Two weeks ago, I introduced the idea of probabilistic databases. In this last installment in this little miniseries, I'm going to talk about the second major use of probabilistic databases: dealing with modeled data.
Unlike last week where we talked about having missing or erroneous data, where there is some definitive ground-truth, a probabilistic model attempts to capture a spread of possible outcomes. Not only is there no ground truth, there usually won't be (at least not so long as questions are being asked).
That's not to say that there's no overlap between modeled and erroneous data, just that there's a different mentality about how this data is used. In this case, queries encode scenarios rather than questions.
That is to say that a probabilistic database must take its uncertain inputs from somewhere. At some level, there has to be a probabilistic model (or more likely, several) passed as input to the query. Even if the probabilistic database is capable of filling in any parameters that the model needs, someone still had to sit down and figure out the general framework of the model. This role generally falls to someone with a background in statistics.
This is where the problems come in. The machinery required to get even a relatively simple model off the ground is usually pretty extensive. Even something as simple as a gaussian distribution can require days, or even weeks of validation against test data. So, if you want to ask questions about your nice, simple, elegant model, you're not going to want or need the complex machinery of a database.
That said, where the machinery does come in handy, is when you need to integrate multiple models, or to integrate your model with existing data. A simple example I used in a paper a while back was for capacity planning: One (simple) model gives you the expected capacity (e.g., CPU) of a server cluster at any given time over the next few months (e.g., accounting for the probability of failures), while a second (also simple) model gives you the expected demand on that cluster. Each of these can be tested, analyzed, and independently validated. Then, these models can be combined to provide a single model for the probability of having insufficient capacity on any given day. This relationship can be represented as an extremely simple SQL query, and then executed efficiently on a probabilistic database.
In short, probabilistic databases can be used as a sort of scaffolding to combine multiple data sources (both real and modeled) together, to build more complex models.
So what's missing?
- Langauge Support: Although many statisticians are comfortable working with SQL, this is not the case for everyone who uses probabilistic models. Languages like R, Python, Java, and C++ are far more common, and less alien to researchers and model-builders. There has already been some work on integrating these languages with database techniques. The Scala guys are working on improvements that let you translate code written using certain fragments of Scala into equivalent database queries. There's no reason that we can't do something similar with Python. Similarly, there have been numerous efforts to translate R into some form of relational algebra.

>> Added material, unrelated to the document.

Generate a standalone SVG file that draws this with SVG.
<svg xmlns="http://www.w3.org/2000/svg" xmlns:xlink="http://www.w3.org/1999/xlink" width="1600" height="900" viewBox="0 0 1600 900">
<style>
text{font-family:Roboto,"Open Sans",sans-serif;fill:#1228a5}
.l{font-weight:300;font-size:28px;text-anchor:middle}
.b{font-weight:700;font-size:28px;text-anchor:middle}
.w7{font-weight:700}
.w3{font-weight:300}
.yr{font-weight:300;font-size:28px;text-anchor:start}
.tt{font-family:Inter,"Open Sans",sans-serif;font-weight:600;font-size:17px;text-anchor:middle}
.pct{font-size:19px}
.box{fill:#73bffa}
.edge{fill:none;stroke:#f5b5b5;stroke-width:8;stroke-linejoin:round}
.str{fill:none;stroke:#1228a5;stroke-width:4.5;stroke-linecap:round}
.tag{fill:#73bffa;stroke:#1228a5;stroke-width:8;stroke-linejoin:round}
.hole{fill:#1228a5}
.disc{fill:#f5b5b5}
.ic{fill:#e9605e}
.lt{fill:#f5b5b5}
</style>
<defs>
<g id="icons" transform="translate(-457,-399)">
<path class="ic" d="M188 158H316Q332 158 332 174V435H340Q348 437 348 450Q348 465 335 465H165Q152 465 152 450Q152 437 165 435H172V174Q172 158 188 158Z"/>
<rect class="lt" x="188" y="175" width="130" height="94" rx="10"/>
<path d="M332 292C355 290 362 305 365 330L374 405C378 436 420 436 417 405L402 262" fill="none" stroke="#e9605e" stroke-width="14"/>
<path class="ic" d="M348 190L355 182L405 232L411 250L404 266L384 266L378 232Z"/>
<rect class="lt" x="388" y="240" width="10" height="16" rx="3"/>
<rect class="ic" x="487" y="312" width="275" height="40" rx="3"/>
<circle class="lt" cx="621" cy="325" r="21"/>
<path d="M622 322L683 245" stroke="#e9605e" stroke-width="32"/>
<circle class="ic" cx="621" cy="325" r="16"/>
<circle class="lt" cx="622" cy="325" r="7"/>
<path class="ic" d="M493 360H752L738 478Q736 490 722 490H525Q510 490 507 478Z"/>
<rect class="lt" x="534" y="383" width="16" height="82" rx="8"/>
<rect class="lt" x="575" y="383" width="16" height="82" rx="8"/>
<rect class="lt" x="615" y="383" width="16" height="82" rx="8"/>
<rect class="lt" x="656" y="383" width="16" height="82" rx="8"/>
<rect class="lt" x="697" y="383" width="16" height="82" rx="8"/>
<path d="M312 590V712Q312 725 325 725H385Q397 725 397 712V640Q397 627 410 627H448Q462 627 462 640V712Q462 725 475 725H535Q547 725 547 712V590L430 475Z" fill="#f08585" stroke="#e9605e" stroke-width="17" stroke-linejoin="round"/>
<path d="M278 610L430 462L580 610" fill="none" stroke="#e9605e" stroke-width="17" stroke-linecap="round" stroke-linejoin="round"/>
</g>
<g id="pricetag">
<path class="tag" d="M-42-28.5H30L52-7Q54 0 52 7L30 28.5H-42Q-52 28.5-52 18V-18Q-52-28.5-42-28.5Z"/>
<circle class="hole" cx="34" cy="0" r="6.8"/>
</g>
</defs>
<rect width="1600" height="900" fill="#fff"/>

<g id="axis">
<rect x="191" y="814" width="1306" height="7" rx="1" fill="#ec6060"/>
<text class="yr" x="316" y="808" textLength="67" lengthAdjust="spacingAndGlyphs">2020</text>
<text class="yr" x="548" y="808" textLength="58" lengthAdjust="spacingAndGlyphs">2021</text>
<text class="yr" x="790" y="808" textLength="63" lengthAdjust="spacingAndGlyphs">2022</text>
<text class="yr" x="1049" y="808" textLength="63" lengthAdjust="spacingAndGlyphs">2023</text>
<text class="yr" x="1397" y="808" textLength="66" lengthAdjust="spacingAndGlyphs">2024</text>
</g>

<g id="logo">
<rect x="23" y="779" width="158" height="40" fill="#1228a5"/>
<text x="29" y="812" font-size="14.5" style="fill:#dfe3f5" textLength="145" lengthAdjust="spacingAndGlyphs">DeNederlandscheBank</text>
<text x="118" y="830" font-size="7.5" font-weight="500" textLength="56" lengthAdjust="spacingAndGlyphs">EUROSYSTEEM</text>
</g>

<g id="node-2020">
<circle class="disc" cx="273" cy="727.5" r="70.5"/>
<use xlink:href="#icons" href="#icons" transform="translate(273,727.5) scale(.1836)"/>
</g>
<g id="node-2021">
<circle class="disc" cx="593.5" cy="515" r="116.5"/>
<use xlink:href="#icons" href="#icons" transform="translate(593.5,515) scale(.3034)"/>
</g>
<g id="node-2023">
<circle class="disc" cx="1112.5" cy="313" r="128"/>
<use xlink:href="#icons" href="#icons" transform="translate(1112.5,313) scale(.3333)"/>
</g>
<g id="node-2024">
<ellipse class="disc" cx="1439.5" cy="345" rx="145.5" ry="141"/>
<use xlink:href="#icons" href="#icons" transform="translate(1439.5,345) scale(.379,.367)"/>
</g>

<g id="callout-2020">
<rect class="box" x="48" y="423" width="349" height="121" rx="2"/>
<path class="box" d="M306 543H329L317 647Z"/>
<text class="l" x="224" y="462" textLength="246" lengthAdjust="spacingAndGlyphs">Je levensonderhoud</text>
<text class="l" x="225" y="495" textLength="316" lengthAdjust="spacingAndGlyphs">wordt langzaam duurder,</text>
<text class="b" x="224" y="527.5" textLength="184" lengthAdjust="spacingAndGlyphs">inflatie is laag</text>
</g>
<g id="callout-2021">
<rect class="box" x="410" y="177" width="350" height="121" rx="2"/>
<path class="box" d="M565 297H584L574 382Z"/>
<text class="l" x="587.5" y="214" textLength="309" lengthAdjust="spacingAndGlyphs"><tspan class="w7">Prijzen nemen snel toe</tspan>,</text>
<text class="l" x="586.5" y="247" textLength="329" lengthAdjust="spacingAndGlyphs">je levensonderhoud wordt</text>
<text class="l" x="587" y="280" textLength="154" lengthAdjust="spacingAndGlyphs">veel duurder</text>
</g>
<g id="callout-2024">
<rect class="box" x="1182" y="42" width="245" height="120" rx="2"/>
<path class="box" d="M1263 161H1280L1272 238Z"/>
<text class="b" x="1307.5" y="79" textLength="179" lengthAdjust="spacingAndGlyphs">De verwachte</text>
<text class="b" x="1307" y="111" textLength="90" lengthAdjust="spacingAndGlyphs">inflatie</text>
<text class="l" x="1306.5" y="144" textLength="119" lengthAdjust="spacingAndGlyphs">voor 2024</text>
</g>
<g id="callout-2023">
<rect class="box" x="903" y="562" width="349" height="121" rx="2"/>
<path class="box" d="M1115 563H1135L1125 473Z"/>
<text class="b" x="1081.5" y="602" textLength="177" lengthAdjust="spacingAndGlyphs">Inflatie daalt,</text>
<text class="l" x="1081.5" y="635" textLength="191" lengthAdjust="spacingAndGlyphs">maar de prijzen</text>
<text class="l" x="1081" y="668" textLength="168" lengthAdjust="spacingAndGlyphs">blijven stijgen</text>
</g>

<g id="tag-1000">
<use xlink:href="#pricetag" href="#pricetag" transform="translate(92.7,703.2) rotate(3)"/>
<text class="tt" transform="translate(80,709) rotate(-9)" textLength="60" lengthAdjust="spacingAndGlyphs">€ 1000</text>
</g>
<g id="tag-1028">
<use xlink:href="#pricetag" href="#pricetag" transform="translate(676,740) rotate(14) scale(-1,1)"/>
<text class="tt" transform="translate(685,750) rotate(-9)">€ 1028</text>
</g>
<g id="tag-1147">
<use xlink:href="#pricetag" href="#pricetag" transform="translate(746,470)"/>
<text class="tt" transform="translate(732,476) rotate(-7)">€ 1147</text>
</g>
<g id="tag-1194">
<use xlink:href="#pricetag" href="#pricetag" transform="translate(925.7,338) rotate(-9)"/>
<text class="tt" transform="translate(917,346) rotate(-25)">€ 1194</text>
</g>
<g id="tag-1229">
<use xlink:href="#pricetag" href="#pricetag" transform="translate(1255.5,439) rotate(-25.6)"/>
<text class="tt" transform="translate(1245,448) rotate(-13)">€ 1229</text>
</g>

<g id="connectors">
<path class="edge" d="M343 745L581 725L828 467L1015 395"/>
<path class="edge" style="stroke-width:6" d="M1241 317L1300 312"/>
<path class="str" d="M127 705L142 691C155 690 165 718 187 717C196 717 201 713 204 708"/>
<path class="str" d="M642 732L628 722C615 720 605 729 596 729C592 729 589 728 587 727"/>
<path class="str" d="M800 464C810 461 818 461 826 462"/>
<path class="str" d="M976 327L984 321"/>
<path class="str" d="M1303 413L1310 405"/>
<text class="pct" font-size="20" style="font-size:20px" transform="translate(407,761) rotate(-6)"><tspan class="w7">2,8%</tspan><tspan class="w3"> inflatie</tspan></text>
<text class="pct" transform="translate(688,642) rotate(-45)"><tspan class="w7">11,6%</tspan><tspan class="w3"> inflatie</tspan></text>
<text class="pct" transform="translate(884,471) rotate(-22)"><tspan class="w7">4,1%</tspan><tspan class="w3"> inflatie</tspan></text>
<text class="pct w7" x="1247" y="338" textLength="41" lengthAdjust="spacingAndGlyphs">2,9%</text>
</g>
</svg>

- Efficiency: Over the years, database research has become synonymous with work on monolithic one-size-fits-all database systems. Most work with nontrivial-models already requires extremely expensive monte-carlo methods, and model-builders are often reluctant to delegate the task of hand-optimizing their code to an automated system that they perceive (often correctly) as being less efficient. We need ways to give them good performance out of the box, with a minimum amount of coding overhead and setup. If this performance is insufficient, we need to make it possible for them to seamlessly transition to an environment where they can fine-tune the evaluation strategy, again, without needing to learn anything that they don't already know.
- Interfaces: R provides a number of useful analytic and visualization tools right out of the box. While I suspect that no probabilistic database will be quite as complete in the short term, we need to get there before people will start looking seriously at probabilistic databases as an effective analytics and probabilistic modeling tool.
Given all of this, I think probabilistic database techniques could be adapted easily. The only real challenge standing in our way at this time is interfaces. How do we present end-users with an interface that is not only as powerful as the tools they're used to working with, but is also similar enough that the learning curve is minimized.